My Lords, does the Minister have any estimate of the proportion by which costs will be reduced on QAAs under the new system compared with the existing system?

My Lords, I cannot give a precise figure as to how far the cost will be reduced but I should expect it to be substantially reduced. For example, the number of individual subjects to be reviewed is being reduced by about one-third. The number of days which the people undertaking the review—and we must remember that it is largely peer review—will be reduced by about one-fifth. Those changes in themselves should make a substantial difference. But the real difference will be in that the amount of material that has to be produced specially for those exercises is being slashed. It will be extremely limited compared with what it has been in the past.

My Lords, is the Minister aware of the deep concern felt by some university staff over the relative decline in their salary levels? Can the Minister say anything to encourage them?

My Lords, I think that is rather a long way from the Question on the Order Paper. However, I am happy to inform the noble Lord that the Government have put in a substantial additional amount of funding for university pay, not just for academics but for all staff in universities. That should mean that universities are better able to reward their staff as they would like to.
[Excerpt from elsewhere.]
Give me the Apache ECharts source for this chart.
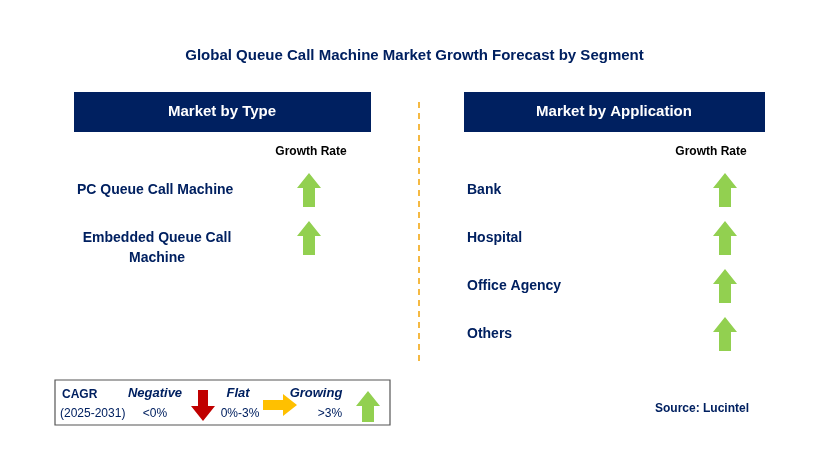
<!DOCTYPE html><html><head><meta charset="utf-8"><script src="https://cdn.jsdelivr.net/npm/echarts@6/dist/echarts.min.js"></script>
<style>html,body{margin:0;padding:0;background:#fff}#c{width:829px;height:453px}</style></head><body><div id="c"></div><script>
const title = 'Global Queue Call Machine Market Growth Forecast by Segment';
const typeCategories = ['PC Queue Call Machine', 'Embedded Queue Call\nMachine'];
const typeGrowth = ['up', 'up'];
const appCategories = ['Bank', 'Hospital', 'Office Agency', 'Others'];
const appGrowth = ['up', 'up', 'up', 'up'];
const source = 'Source: Lucintel';
const NAVY = '#002060', GREEN = '#92d050';
function upArrow(cx, top, color, h) {
  h = h || 34; const hw = 12, sw = 6, hh = 15;
  return {type:'polygon', shape:{points:[[cx,top],[cx+hw,top+hh],[cx+sw,top+hh],[cx+sw,top+h],[cx-sw,top+h],[cx-sw,top+hh],[cx-hw,top+hh]]}, style:{fill:color}};
}
const g = [];
g.push({type:'text', left:'center', top:48, style:{text:title, font:'bold 15px Arial', fill:NAVY}});
g.push({type:'rect', shape:{x:74,y:92,width:297,height:40}, style:{fill:NAVY}});
g.push({type:'text', x:222, y:112, style:{text:'Market by Type', font:'bold 15px Arial', fill:'#fff', align:'center', verticalAlign:'middle'}});
g.push({type:'rect', shape:{x:464,y:92,width:301,height:40}, style:{fill:NAVY}});
g.push({type:'text', x:614, y:112, style:{text:'Market by Application', font:'bold 15px Arial', fill:'#fff', align:'center', verticalAlign:'middle'}});
g.push({type:'line', shape:{x1:419,y1:102,x2:419,y2:366}, style:{stroke:'#f5b942', lineWidth:2, lineDash:[6,5]}});
g.push({type:'text', x:311, y:152, style:{text:'Growth Rate', font:'bold 12px Arial', fill:'#000', align:'center', verticalAlign:'middle'}});
g.push({type:'text', x:711, y:152, style:{text:'Growth Rate', font:'bold 12px Arial', fill:'#000', align:'center', verticalAlign:'middle'}});
typeCategories.forEach((c,i)=>{
  const y = 190 + i*48;
  g.push({type:'text', x:i===1?157:77, y: i===1?248:y, style:{text:c, font:'bold 14px Arial', fill:NAVY, align:i===1?'center':'left', verticalAlign:'middle', lineHeight:20}});
  if (typeGrowth[i]==='up') g.push(upArrow(309, y-17, GREEN));
});
appCategories.forEach((c,i)=>{
  const y = 190 + i*48;
  g.push({type:'text', x:467, y:y, style:{text:c, font:'bold 14px Arial', fill:NAVY, verticalAlign:'middle'}});
  if (appGrowth[i]==='up') g.push(upArrow(725, y-17, GREEN));
});
// legend
g.push({type:'rect', shape:{x:55,y:380,width:335,height:45}, style:{fill:'#fff', stroke:'#555', lineWidth:1.2}});
g.push({type:'text', x:62, y:395, style:{text:'CAGR', font:'bold 12px Arial', fill:NAVY, verticalAlign:'middle'}});
g.push({type:'text', x:60, y:414, style:{text:'(2025-2031)', font:'12px Arial', fill:NAVY, verticalAlign:'middle'}});
g.push({type:'text', x:155, y:393, style:{text:'Negative', font:'italic bold 13px Arial', fill:NAVY, align:'center', verticalAlign:'middle'}});
g.push({type:'text', x:155, y:414, style:{text:'<0%', font:'12px Arial', fill:NAVY, align:'center', verticalAlign:'middle'}});
g.push({type:'polygon', shape:{points:[[198,390],[208,390],[208,406],[215,406],[203,421],[191,406],[198,406]]}, style:{fill:'#c00000'}});
g.push({type:'text', x:238, y:393, style:{text:'Flat', font:'italic bold 13px Arial', fill:NAVY, align:'center', verticalAlign:'middle'}});
g.push({type:'text', x:240, y:414, style:{text:'0%-3%', font:'12px Arial', fill:NAVY, align:'center', verticalAlign:'middle'}});
g.push({type:'polygon', shape:{points:[[263,400],[283,400],[283,394],[297,405],[283,416],[283,410],[263,410]]}, style:{fill:'#ffc000'}});
g.push({type:'text', x:316, y:393, style:{text:'Growing', font:'italic bold 13px Arial', fill:NAVY, align:'center', verticalAlign:'middle'}});
g.push({type:'text', x:330, y:414, style:{text:'>3%', font:'12px Arial', fill:NAVY, align:'center', verticalAlign:'middle'}});
g.push(upArrow(368, 391, GREEN, 31));
g.push({type:'text', x:749, y:409, style:{text:source, font:'bold 12px Arial', fill:NAVY, align:'right', verticalAlign:'middle'}});
const chart = echarts.init(document.getElementById('c'));
chart.setOption({animation:false, graphic:{elements:g}});
</script></body></html>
My Lords, there appears to be no evidence to support any significant reduction in the overall burden for external scrutiny. Is the Minister aware that the Middlehurst evaluation of academic review trials in chemistry, law and history found absolutely no evidence to support what the noble Baroness is claiming to be the case?

My Lords, he could hardly have found any evidence as the new system does not come into play until September.

My Lords, I said that they were trials which have already preceded the changes.

My Lords, such trials are hardly true evidence of a new system that is being introduced. I do not believe that what has been claimed in those trials has any validity.